### [Stated problem]
Work out how many lines in the listing below include the word "this". Give nothing but the number.

### [Supplied records]
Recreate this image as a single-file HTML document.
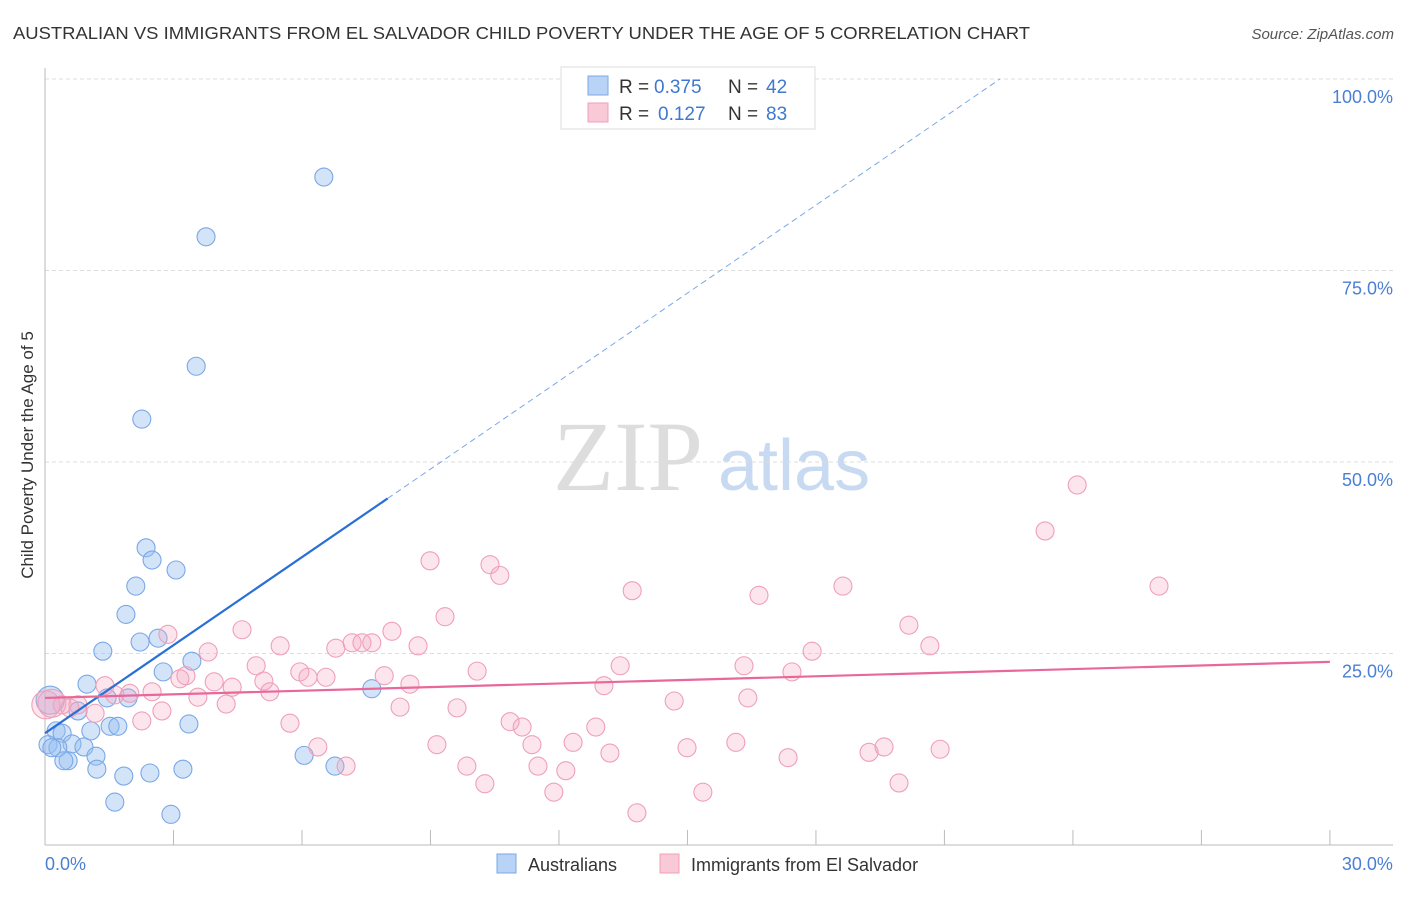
---
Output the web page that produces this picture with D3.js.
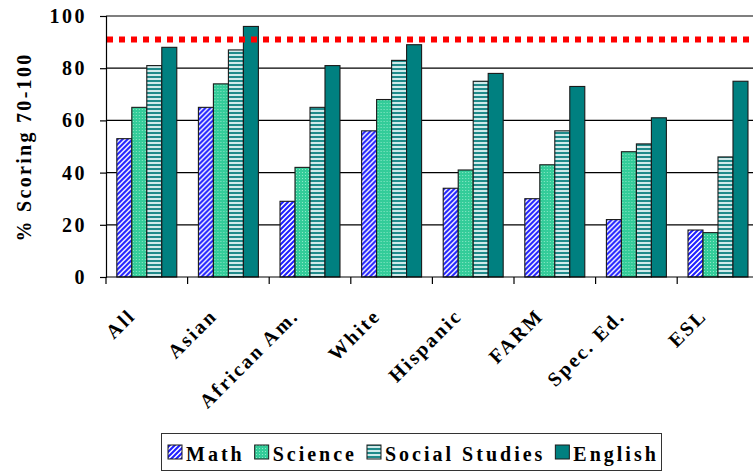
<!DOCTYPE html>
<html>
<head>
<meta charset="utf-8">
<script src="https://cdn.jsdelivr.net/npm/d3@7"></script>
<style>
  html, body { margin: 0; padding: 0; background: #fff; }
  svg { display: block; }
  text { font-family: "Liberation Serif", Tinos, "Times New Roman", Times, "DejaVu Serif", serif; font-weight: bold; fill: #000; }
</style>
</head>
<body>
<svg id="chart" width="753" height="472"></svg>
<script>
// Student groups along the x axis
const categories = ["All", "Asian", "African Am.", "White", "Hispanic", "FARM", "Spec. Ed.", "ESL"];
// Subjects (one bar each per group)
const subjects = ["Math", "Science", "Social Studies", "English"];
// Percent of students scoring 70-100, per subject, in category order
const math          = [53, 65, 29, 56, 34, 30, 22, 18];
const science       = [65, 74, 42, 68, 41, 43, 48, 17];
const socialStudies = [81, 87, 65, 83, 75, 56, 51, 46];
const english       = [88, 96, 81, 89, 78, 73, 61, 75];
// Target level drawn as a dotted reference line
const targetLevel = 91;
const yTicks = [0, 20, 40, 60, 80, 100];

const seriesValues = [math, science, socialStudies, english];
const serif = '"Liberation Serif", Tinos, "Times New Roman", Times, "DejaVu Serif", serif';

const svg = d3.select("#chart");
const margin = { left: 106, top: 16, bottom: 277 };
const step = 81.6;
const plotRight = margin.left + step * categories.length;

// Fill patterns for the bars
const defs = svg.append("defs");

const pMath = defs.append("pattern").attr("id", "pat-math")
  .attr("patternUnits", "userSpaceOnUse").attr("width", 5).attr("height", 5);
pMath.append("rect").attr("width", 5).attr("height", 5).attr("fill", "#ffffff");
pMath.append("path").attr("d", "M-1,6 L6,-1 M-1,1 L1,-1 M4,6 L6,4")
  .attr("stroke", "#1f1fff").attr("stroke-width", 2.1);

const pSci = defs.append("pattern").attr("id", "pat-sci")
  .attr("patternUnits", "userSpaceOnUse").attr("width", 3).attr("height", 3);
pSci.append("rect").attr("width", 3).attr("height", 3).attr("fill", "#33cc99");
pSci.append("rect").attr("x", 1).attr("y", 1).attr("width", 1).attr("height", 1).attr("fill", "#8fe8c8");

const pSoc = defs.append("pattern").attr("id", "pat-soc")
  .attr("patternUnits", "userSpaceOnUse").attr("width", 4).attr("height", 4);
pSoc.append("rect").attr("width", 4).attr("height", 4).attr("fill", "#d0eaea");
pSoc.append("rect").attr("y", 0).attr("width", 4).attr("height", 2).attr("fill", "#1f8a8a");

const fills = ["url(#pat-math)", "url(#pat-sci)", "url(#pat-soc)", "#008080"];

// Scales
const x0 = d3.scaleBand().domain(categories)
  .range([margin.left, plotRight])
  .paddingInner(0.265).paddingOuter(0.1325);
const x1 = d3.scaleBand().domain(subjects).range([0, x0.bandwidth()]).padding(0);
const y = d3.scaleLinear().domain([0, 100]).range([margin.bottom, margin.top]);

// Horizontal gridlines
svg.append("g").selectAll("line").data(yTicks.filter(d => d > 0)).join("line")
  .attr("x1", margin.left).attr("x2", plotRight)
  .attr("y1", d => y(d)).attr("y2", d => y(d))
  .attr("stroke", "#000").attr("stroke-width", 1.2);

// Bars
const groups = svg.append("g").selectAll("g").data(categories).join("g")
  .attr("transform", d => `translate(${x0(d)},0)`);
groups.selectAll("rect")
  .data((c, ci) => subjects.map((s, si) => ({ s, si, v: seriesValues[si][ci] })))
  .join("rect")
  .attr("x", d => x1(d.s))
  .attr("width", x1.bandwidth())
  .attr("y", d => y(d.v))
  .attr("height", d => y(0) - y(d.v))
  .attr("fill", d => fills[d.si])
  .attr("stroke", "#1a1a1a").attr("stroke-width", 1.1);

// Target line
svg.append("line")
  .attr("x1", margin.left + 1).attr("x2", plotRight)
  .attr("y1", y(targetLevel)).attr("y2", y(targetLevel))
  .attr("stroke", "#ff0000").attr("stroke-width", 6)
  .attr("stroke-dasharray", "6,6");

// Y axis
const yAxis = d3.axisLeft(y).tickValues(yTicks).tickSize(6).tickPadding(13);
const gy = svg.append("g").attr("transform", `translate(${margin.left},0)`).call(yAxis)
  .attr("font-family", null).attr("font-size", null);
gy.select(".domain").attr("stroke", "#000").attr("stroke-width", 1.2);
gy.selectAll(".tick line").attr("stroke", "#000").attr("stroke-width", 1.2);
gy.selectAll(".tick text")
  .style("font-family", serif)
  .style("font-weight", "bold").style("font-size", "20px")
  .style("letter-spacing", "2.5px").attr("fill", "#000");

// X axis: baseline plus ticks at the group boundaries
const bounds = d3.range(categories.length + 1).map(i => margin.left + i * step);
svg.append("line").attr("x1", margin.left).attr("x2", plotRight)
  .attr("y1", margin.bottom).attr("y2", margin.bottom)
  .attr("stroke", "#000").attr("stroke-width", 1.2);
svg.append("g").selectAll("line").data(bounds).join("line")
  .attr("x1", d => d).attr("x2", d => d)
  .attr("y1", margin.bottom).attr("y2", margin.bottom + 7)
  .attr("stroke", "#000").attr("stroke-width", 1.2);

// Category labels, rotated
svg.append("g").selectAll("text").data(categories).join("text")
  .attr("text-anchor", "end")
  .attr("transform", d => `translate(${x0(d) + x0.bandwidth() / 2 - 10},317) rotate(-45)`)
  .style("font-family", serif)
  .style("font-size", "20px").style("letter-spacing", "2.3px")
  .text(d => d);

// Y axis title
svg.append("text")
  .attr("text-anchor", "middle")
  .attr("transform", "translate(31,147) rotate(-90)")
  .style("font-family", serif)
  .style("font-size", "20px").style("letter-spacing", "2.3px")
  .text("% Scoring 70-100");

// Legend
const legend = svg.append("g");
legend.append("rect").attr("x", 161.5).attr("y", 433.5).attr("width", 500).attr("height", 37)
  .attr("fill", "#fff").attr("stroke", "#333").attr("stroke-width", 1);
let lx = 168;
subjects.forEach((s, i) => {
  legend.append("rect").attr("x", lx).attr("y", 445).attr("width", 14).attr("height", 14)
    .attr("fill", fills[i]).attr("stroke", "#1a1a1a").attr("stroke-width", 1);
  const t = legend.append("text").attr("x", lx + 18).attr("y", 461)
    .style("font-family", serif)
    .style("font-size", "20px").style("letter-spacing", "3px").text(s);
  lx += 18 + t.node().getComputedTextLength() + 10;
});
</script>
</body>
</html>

### [Response to the exercise]
2